**Task to complete**
From the first line of the data below through the line holding "const sampleStep = 0.5;", output each line exactly and leave the pictures out.

**Provided data**
-.-.-

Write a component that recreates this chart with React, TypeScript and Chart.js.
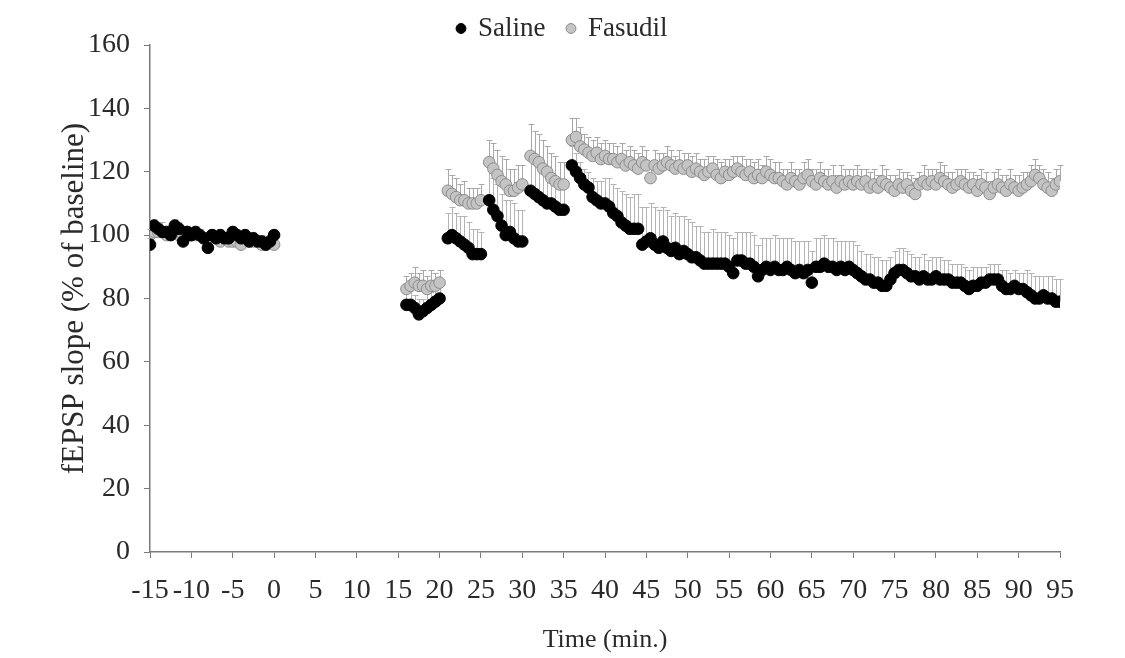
import React, { useEffect, useRef } from "react";
import { Chart, registerables } from "chart.js";

Chart.register(...registerables);

// Segment time ranges (minutes), sampled every 0.5 min
const segmentStarts = [-15, 16, 21, 26, 31, 36];
const segmentEnds = [0, 20, 25, 30, 35, 95];
const sampleStep = 0.5;

// Saline (% of baseline)
const salineBaseline = [
  97, 103, 102, 101, 101, 100, 103, 102, 98, 101,
  100, 101, 100, 99, 96, 100, 99, 100, 99, 99,
  101, 100, 99, 100, 98, 99, 98, 98, 97, 98,
  100,
];
const salineSeg1 = [78, 78, 77, 75, 76, 77, 78, 79, 80];
const salineSeg2 = [99, 100, 99, 98, 97, 96, 94, 94, 94];
const salineSeg3 = [111, 108, 106, 103, 100, 101, 99, 98, 98];
const salineSeg4 = [114, 113, 112, 111, 110, 110, 109, 108, 108];
const salineSeg5 = [
  122, 120, 118, 116, 115, 112, 111, 110, 110, 109,
  107, 106, 104, 103, 102, 102, 102, 97, 98, 99,
  97, 96, 98, 96, 95, 96, 94, 95, 94, 93,
  93, 92, 91, 91, 91, 91, 91, 91, 90, 88,
  92, 92, 91, 91, 90, 87, 89, 90, 89, 90,
  89, 89, 90, 89, 88, 89, 88, 89, 85, 90,
  90, 91, 90, 90, 89, 90, 89, 90, 89, 88,
  87, 86, 86, 85, 85, 84, 84, 86, 88, 89,
  89, 88, 87, 87, 86, 87, 86, 86, 87, 86,
  86, 86, 85, 85, 85, 84, 83, 84, 84, 85,
  85, 86, 86, 86, 84, 83, 83, 84, 83, 83,
  82, 81, 80, 80, 81, 80, 80, 79, 79,
];

// Saline SEM (upward error bars)
const salineErrBaseline = [
  2, 2, 2, 3, 2, 2, 2, 2, 3, 2,
  2, 2, 2, 2, 3, 2, 2, 2, 2, 2,
  2, 2, 2, 2, 2, 2, 2, 2, 2, 2,
  2,
];
const salineErrSeg1 = [4, 5, 4, 5, 4, 5, 4, 5, 4];
const salineErrSeg2 = [8, 9, 8, 8, 9, 8, 8, 8, 7];
const salineErrSeg3 = [11, 10, 10, 10, 11, 10, 11, 10, 10];
const salineErrSeg4 = [10, 10, 10, 10, 9, 9, 9, 8, 8];
const salineErrSeg5 = [
  6, 6, 5, 5, 5, 6, 6, 7, 8, 9,
  9, 9, 10, 10, 10, 11, 11, 12, 11, 11,
  12, 12, 11, 12, 11, 11, 12, 11, 11, 11,
  10, 11, 10, 10, 11, 10, 10, 10, 10, 11,
  9, 9, 10, 10, 10, 10, 10, 9, 10, 10,
  10, 10, 9, 10, 10, 9, 10, 9, 10, 9,
  9, 9, 9, 9, 9, 8, 9, 8, 9, 9,
  8, 8, 8, 8, 8, 8, 8, 7, 7, 7,
  7, 7, 7, 6, 7, 7, 6, 7, 6, 7,
  6, 6, 6, 6, 6, 6, 6, 6, 6, 5,
  5, 5, 5, 5, 5, 6, 5, 5, 5, 5,
  7, 7, 7, 7, 6, 7, 7, 7, 7,
];

// Fasudil (% of baseline)
const fasudilBaseline = [
  100, 101, 101, 101, 100, 101, 101, 100, 100, 101,
  100, 100, 100, 99, 99, 100, 99, 98, 99, 98,
  98, 98, 97, 99, 98, 98, 98, 97, 97, 98,
  97,
];
const fasudilSeg1 = [83, 84, 85, 84, 84, 83, 84, 84, 85];
const fasudilSeg2 = [114, 113, 112, 111, 111, 110, 110, 110, 111];
const fasudilSeg3 = [123, 121, 119, 117, 116, 114, 114, 115, 116];
const fasudilSeg4 = [125, 124, 123, 121, 120, 118, 117, 116, 116];
const fasudilSeg5 = [
  130, 131, 128, 127, 126, 125, 126, 124, 125, 124,
  124, 123, 124, 122, 123, 122, 121, 123, 122, 118,
  122, 121, 122, 123, 122, 121, 122, 121, 122, 120,
  121, 120, 119, 120, 121, 119, 118, 120, 119, 120,
  121, 120, 119, 120, 118, 119, 118, 120, 119, 118,
  118, 117, 116, 118, 117, 116, 118, 119, 117, 116,
  118, 117, 116, 117, 115, 117, 116, 117, 116, 117,
  116, 117, 115, 116, 115, 117, 116, 115, 114, 116,
  115, 116, 114, 113, 116, 117, 116, 117, 116, 118,
  117, 116, 115, 116, 117, 116, 115, 116, 114, 116,
  115, 113, 115, 116, 115, 114, 116, 115, 114, 115,
  116, 117, 119, 118, 116, 115, 114, 116, 117,
];

// Fasudil SEM (upward error bars)
const fasudilErrBaseline = [
  2, 2, 3, 2, 2, 2, 2, 2, 2, 2,
  2, 2, 2, 2, 2, 2, 2, 2, 2, 2,
  2, 2, 2, 2, 2, 2, 2, 2, 2, 2,
  2,
];
const fasudilErrSeg1 = [4, 4, 5, 4, 5, 4, 5, 4, 4];
const fasudilErrSeg2 = [7, 6, 6, 5, 6, 5, 5, 5, 5];
const fasudilErrSeg3 = [7, 8, 8, 8, 8, 7, 7, 7, 6];
const fasudilErrSeg4 = [10, 9, 9, 9, 8, 8, 8, 7, 7];
const fasudilErrSeg5 = [
  7, 6, 6, 5, 5, 5, 5, 5, 5, 5,
  5, 5, 5, 5, 5, 5, 5, 5, 5, 5,
  5, 5, 4, 5, 5, 4, 5, 5, 4, 5,
  5, 4, 5, 5, 4, 5, 5, 4, 5, 5,
  4, 5, 5, 4, 5, 5, 4, 5, 5, 5,
  5, 4, 5, 5, 4, 5, 5, 5, 4, 5,
  5, 4, 5, 5, 4, 5, 5, 4, 5, 5,
  5, 4, 5, 5, 4, 5, 5, 4, 5, 5,
  5, 4, 5, 5, 4, 5, 5, 4, 5, 5,
  5, 4, 5, 5, 4, 5, 5, 4, 5, 5,
  5, 4, 5, 5, 4, 5, 5, 4, 5, 5,
  4, 5, 5, 4, 5, 5, 4, 5, 5,
];

const xTickMin = -15;
const xTickMax = 95;
const xTickStep = 5;
const yTickMin = 0;
const yTickMax = 160;
const yTickStep = 20;

const seriesLabels = ["Saline", "Fasudil"];
const xTitle = "Time (min.)";
const yTitle = "fEPSP slope (% of baseline)";

function buildPoints(valueSegs: number[][], errSegs: number[][]) {
  const pts: { x: number; y: number; e: number }[] = [];
  valueSegs.forEach((seg, s) => {
    const start = segmentStarts[s];
    const end = segmentEnds[s];
    seg.forEach((v, i) => {
      const t = start + i * sampleStep;
      if (t <= end + 1e-9) pts.push({ x: t, y: v, e: errSegs[s][i] ?? 0 });
    });
  });
  return pts;
}

const errorBarPlugin = {
  id: "errorBars",
  beforeDatasetsDraw(chart: any) {
    const { ctx, scales } = chart;
    const xs = scales.x;
    const ys = scales.y;
    ctx.save();
    const order = [1, 0];
    order.forEach((di) => {
      const ds = chart.data.datasets[di];
      if (!ds) return;
      ctx.strokeStyle = ds.errorColor;
      ctx.lineWidth = 1;
      ds.data.forEach((p: any) => {
        const px = Math.round(xs.getPixelForValue(p.x)) + 0.5;
        const py0 = ys.getPixelForValue(p.y);
        const py1 = Math.round(ys.getPixelForValue(p.y + p.e)) + 0.5;
        ctx.beginPath();
        ctx.moveTo(px, py0);
        ctx.lineTo(px, py1);
        ctx.moveTo(px - 3, py1);
        ctx.lineTo(px + 3, py1);
        ctx.stroke();
      });
    });
    ctx.restore();
  },
};

// Fixes the legend box height so the plot area starts where the reference's does
const legendHeightPlugin = {
  id: "legendHeight",
  beforeInit(chart: any) {
    const legend = chart.legend;
    if (!legend) return;
    const origFit = legend.fit;
    legend.fit = function () {
      origFit.call(this);
      this.height = 52;
    };
  },
};

export default function App() {
  const canvasRef = useRef<HTMLCanvasElement | null>(null);

  useEffect(() => {
    document.body.style.margin = "0";
    const canvas = canvasRef.current;
    if (!canvas) return;

    const saline = buildPoints(
      [salineBaseline, salineSeg1, salineSeg2, salineSeg3, salineSeg4, salineSeg5],
      [salineErrBaseline, salineErrSeg1, salineErrSeg2, salineErrSeg3, salineErrSeg4, salineErrSeg5]
    );
    const fasudil = buildPoints(
      [fasudilBaseline, fasudilSeg1, fasudilSeg2, fasudilSeg3, fasudilSeg4, fasudilSeg5],
      [fasudilErrBaseline, fasudilErrSeg1, fasudilErrSeg2, fasudilErrSeg3, fasudilErrSeg4, fasudilErrSeg5]
    );

    const font = "'Liberation Serif', 'Times New Roman', serif";
    const textColor = "#2a2a2a";
    const axisColor = "#7a7a7a";

    const chart = new Chart(canvas, {
      type: "scatter",
      data: {
        datasets: [
          {
            label: seriesLabels[0],
            data: saline,
            showLine: false,
            pointRadius: 5.8,
            pointHoverRadius: 5.8,
            pointBackgroundColor: "#000000",
            pointBorderColor: "#000000",
            pointBorderWidth: 1,
            backgroundColor: "#000000",
            borderColor: "#000000",
            errorColor: "#b4b4b4",
          } as any,
          {
            label: seriesLabels[1],
            data: fasudil,
            showLine: false,
            pointRadius: 5.8,
            pointHoverRadius: 5.8,
            pointBackgroundColor: "#c4c4c4",
            pointBorderColor: "#8c8c8c",
            pointBorderWidth: 1,
            backgroundColor: "#c4c4c4",
            borderColor: "#8c8c8c",
            errorColor: "#a8a8a8",
          } as any,
        ],
      },
      options: {
        animation: false,
        responsive: false,
        maintainAspectRatio: false,
        layout: { padding: { left: 0, right: 0, top: -7, bottom: 0 } },
        plugins: {
          legend: {
            display: true,
            position: "top",
            labels: {
              usePointStyle: true,
              boxWidth: 7,
              boxHeight: 7,
              padding: 22,
              color: textColor,
              font: { family: font, size: 27 },
            },
          },
          tooltip: { enabled: false },
        },
        scales: {
          x: {
            type: "linear",
            min: xTickMin,
            max: xTickMax,
            afterFit: (s: any) => {
              s.height = 106;
            },
            ticks: {
              stepSize: xTickStep,
              color: textColor,
              font: { family: font, size: 28 },
              padding: 16,
              maxRotation: 0,
              autoSkip: false,
            },
            grid: {
              display: true,
              drawOnChartArea: false,
              drawTicks: true,
              tickLength: 6,
              color: axisColor,
            },
            border: { display: true, color: axisColor, width: 1.5 },
            title: {
              display: true,
              text: xTitle,
              color: textColor,
              font: { family: font, size: 26 },
              padding: { top: 0, bottom: 2 },
            },
          },
          y: {
            type: "linear",
            min: yTickMin,
            max: yTickMax,
            afterFit: (s: any) => {
              s.width = 150;
            },
            ticks: {
              stepSize: yTickStep,
              color: textColor,
              font: { family: font, size: 28 },
              padding: 14,
            },
            grid: {
              display: true,
              drawOnChartArea: false,
              drawTicks: true,
              tickLength: 6,
              color: axisColor,
            },
            border: { display: true, color: axisColor, width: 1.5 },
            title: {
              display: true,
              text: yTitle,
              color: textColor,
              font: { family: font, size: 31 },
              padding: { top: 56, bottom: 0 },
            },
          },
          yRightSpacer: {
            type: "linear",
            position: "right",
            min: 0,
            max: 1,
            display: true,
            afterFit: (s: any) => {
              s.width = 65;
            },
            ticks: { display: false },
            grid: { display: false, drawTicks: false },
            border: { display: false },
          },
        },
      },
      plugins: [errorBarPlugin, legendHeightPlugin],
    });

    return () => {
      chart.destroy();
    };
  }, []);

  return (
    <div style={{ width: 1125, height: 658, background: "#ffffff" }}>
      <canvas ref={canvasRef} width={1125} height={658} style={{ display: "block" }} />
    </div>
  );
}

-.-.-

**Reply to the task**
Write a component that recreates this chart with React, TypeScript and Chart.js.
import React, { useEffect, useRef } from "react";
import { Chart, registerables } from "chart.js";

Chart.register(...registerables);

// Segment time ranges (minutes), sampled every 0.5 min
const segmentStarts = [-15, 16, 21, 26, 31, 36];
const segmentEnds = [0, 20, 25, 30, 35, 95];
const sampleStep = 0.5;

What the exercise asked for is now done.